'''

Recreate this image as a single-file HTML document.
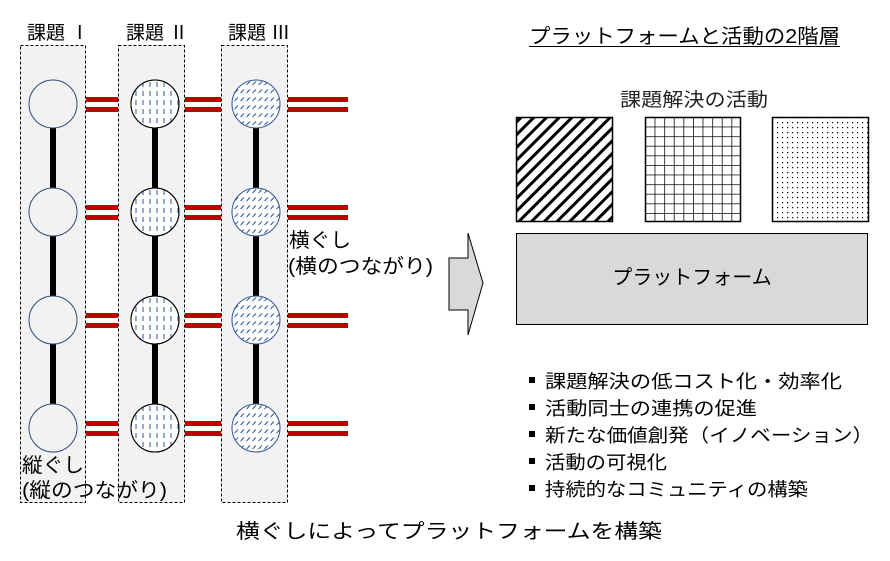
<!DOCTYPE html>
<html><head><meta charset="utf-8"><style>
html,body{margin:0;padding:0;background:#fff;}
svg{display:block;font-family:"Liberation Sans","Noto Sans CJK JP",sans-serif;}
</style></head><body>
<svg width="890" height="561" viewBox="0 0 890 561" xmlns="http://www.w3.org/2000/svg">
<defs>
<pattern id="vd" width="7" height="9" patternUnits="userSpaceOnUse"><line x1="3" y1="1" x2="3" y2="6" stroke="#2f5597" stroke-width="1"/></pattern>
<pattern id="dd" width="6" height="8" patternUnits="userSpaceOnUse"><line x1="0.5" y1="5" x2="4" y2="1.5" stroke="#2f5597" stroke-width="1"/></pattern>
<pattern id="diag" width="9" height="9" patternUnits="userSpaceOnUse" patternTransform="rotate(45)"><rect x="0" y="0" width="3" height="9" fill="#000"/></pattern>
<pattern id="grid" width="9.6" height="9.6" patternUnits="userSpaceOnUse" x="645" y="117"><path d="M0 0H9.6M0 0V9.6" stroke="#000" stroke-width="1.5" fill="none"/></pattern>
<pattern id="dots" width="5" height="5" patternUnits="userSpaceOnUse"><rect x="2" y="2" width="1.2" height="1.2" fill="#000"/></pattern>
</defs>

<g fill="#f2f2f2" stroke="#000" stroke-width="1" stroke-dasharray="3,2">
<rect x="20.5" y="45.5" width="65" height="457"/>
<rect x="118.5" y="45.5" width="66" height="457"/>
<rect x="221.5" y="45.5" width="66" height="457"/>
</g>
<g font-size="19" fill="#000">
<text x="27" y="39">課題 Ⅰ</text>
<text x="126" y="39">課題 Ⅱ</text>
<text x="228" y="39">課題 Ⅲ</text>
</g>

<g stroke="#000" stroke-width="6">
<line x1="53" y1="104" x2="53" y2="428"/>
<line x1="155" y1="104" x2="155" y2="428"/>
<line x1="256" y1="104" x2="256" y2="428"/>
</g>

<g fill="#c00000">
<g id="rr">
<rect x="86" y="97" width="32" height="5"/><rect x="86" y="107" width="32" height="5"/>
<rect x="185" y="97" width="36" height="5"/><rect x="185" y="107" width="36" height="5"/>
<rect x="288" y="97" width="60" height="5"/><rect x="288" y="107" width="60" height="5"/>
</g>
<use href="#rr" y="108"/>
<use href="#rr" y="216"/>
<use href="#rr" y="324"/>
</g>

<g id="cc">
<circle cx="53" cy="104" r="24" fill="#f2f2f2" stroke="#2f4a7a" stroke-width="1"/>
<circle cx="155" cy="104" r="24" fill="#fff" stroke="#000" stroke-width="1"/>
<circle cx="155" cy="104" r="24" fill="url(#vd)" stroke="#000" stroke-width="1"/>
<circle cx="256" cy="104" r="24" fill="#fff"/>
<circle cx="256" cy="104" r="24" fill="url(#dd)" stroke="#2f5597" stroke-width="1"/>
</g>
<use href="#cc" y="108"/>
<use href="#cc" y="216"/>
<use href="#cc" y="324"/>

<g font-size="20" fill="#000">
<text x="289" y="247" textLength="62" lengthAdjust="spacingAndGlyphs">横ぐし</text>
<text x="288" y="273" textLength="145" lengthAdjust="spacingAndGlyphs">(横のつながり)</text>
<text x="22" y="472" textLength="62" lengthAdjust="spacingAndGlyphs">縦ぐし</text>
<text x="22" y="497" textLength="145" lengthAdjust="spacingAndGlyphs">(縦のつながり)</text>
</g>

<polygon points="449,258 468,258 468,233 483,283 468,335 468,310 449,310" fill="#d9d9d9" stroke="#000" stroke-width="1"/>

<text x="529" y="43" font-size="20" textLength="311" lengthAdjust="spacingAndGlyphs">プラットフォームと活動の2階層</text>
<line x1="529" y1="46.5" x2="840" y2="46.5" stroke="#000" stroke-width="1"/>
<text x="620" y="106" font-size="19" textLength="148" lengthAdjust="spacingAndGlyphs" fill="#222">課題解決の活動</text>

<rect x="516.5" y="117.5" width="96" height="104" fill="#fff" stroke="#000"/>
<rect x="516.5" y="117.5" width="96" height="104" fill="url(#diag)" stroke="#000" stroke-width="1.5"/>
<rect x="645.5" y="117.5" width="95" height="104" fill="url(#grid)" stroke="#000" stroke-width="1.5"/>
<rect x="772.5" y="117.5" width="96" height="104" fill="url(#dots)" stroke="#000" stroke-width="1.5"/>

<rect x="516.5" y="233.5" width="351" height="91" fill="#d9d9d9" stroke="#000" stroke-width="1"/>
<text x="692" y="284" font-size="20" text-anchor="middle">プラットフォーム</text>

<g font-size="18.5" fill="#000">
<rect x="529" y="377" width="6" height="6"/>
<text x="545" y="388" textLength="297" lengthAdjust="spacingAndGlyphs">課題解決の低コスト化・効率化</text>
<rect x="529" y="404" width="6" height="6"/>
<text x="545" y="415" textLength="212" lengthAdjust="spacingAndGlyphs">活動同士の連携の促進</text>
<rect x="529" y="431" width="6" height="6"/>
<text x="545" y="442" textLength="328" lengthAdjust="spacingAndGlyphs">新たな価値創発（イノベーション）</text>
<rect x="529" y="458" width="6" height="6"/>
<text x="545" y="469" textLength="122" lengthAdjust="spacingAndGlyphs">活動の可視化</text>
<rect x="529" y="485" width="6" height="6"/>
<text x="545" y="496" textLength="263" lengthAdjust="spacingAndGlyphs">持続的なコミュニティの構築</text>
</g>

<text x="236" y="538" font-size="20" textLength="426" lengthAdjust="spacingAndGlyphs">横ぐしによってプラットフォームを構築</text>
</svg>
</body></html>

'''

REQUIRED WORK »
Output an exact copy of the material, with the pictures removed.

RESULT OF THIS EXERCISE »
Recreate this image as a single-file HTML document.
<!DOCTYPE html>
<html><head><meta charset="utf-8"><style>
html,body{margin:0;padding:0;background:#fff;}
svg{display:block;font-family:"Liberation Sans","Noto Sans CJK JP",sans-serif;}
</style></head><body>
<svg width="890" height="561" viewBox="0 0 890 561" xmlns="http://www.w3.org/2000/svg">
<defs>
<pattern id="vd" width="7" height="9" patternUnits="userSpaceOnUse"><line x1="3" y1="1" x2="3" y2="6" stroke="#2f5597" stroke-width="1"/></pattern>
<pattern id="dd" width="6" height="8" patternUnits="userSpaceOnUse"><line x1="0.5" y1="5" x2="4" y2="1.5" stroke="#2f5597" stroke-width="1"/></pattern>
<pattern id="diag" width="9" height="9" patternUnits="userSpaceOnUse" patternTransform="rotate(45)"><rect x="0" y="0" width="3" height="9" fill="#000"/></pattern>
<pattern id="grid" width="9.6" height="9.6" patternUnits="userSpaceOnUse" x="645" y="117"><path d="M0 0H9.6M0 0V9.6" stroke="#000" stroke-width="1.5" fill="none"/></pattern>
<pattern id="dots" width="5" height="5" patternUnits="userSpaceOnUse"><rect x="2" y="2" width="1.2" height="1.2" fill="#000"/></pattern>
</defs>

<g fill="#f2f2f2" stroke="#000" stroke-width="1" stroke-dasharray="3,2">
<rect x="20.5" y="45.5" width="65" height="457"/>
<rect x="118.5" y="45.5" width="66" height="457"/>
<rect x="221.5" y="45.5" width="66" height="457"/>
</g>
<g font-size="19" fill="#000">
<text x="27" y="39">課題 Ⅰ</text>
<text x="126" y="39">課題 Ⅱ</text>
<text x="228" y="39">課題 Ⅲ</text>
</g>

<g stroke="#000" stroke-width="6">
<line x1="53" y1="104" x2="53" y2="428"/>
<line x1="155" y1="104" x2="155" y2="428"/>
<line x1="256" y1="104" x2="256" y2="428"/>
</g>

<g fill="#c00000">
<g id="rr">
<rect x="86" y="97" width="32" height="5"/><rect x="86" y="107" width="32" height="5"/>
<rect x="185" y="97" width="36" height="5"/><rect x="185" y="107" width="36" height="5"/>
<rect x="288" y="97" width="60" height="5"/><rect x="288" y="107" width="60" height="5"/>
</g>
<use href="#rr" y="108"/>
<use href="#rr" y="216"/>
<use href="#rr" y="324"/>
</g>

<g id="cc">
<circle cx="53" cy="104" r="24" fill="#f2f2f2" stroke="#2f4a7a" stroke-width="1"/>
<circle cx="155" cy="104" r="24" fill="#fff" stroke="#000" stroke-width="1"/>
<circle cx="155" cy="104" r="24" fill="url(#vd)" stroke="#000" stroke-width="1"/>
<circle cx="256" cy="104" r="24" fill="#fff"/>
<circle cx="256" cy="104" r="24" fill="url(#dd)" stroke="#2f5597" stroke-width="1"/>
</g>
<use href="#cc" y="108"/>
<use href="#cc" y="216"/>
<use href="#cc" y="324"/>

<g font-size="20" fill="#000">
<text x="289" y="247" textLength="62" lengthAdjust="spacingAndGlyphs">横ぐし</text>
<text x="288" y="273" textLength="145" lengthAdjust="spacingAndGlyphs">(横のつながり)</text>
<text x="22" y="472" textLength="62" lengthAdjust="spacingAndGlyphs">縦ぐし</text>
<text x="22" y="497" textLength="145" lengthAdjust="spacingAndGlyphs">(縦のつながり)</text>
</g>

<polygon points="449,258 468,258 468,233 483,283 468,335 468,310 449,310" fill="#d9d9d9" stroke="#000" stroke-width="1"/>

<text x="529" y="43" font-size="20" textLength="311" lengthAdjust="spacingAndGlyphs">プラットフォームと活動の2階層</text>
<line x1="529" y1="46.5" x2="840" y2="46.5" stroke="#000" stroke-width="1"/>
<text x="620" y="106" font-size="19" textLength="148" lengthAdjust="spacingAndGlyphs" fill="#222">課題解決の活動</text>

<rect x="516.5" y="117.5" width="96" height="104" fill="#fff" stroke="#000"/>
<rect x="516.5" y="117.5" width="96" height="104" fill="url(#diag)" stroke="#000" stroke-width="1.5"/>
<rect x="645.5" y="117.5" width="95" height="104" fill="url(#grid)" stroke="#000" stroke-width="1.5"/>
<rect x="772.5" y="117.5" width="96" height="104" fill="url(#dots)" stroke="#000" stroke-width="1.5"/>

<rect x="516.5" y="233.5" width="351" height="91" fill="#d9d9d9" stroke="#000" stroke-width="1"/>
<text x="692" y="284" font-size="20" text-anchor="middle">プラットフォーム</text>

<g font-size="18.5" fill="#000">
<rect x="529" y="377" width="6" height="6"/>
<text x="545" y="388" textLength="297" lengthAdjust="spacingAndGlyphs">課題解決の低コスト化・効率化</text>
<rect x="529" y="404" width="6" height="6"/>
<text x="545" y="415" textLength="212" lengthAdjust="spacingAndGlyphs">活動同士の連携の促進</text>
<rect x="529" y="431" width="6" height="6"/>
<text x="545" y="442" textLength="328" lengthAdjust="spacingAndGlyphs">新たな価値創発（イノベーション）</text>
<rect x="529" y="458" width="6" height="6"/>
<text x="545" y="469" textLength="122" lengthAdjust="spacingAndGlyphs">活動の可視化</text>
<rect x="529" y="485" width="6" height="6"/>
<text x="545" y="496" textLength="263" lengthAdjust="spacingAndGlyphs">持続的なコミュニティの構築</text>
</g>

<text x="236" y="538" font-size="20" textLength="426" lengthAdjust="spacingAndGlyphs">横ぐしによってプラットフォームを構築</text>
</svg>
</body></html>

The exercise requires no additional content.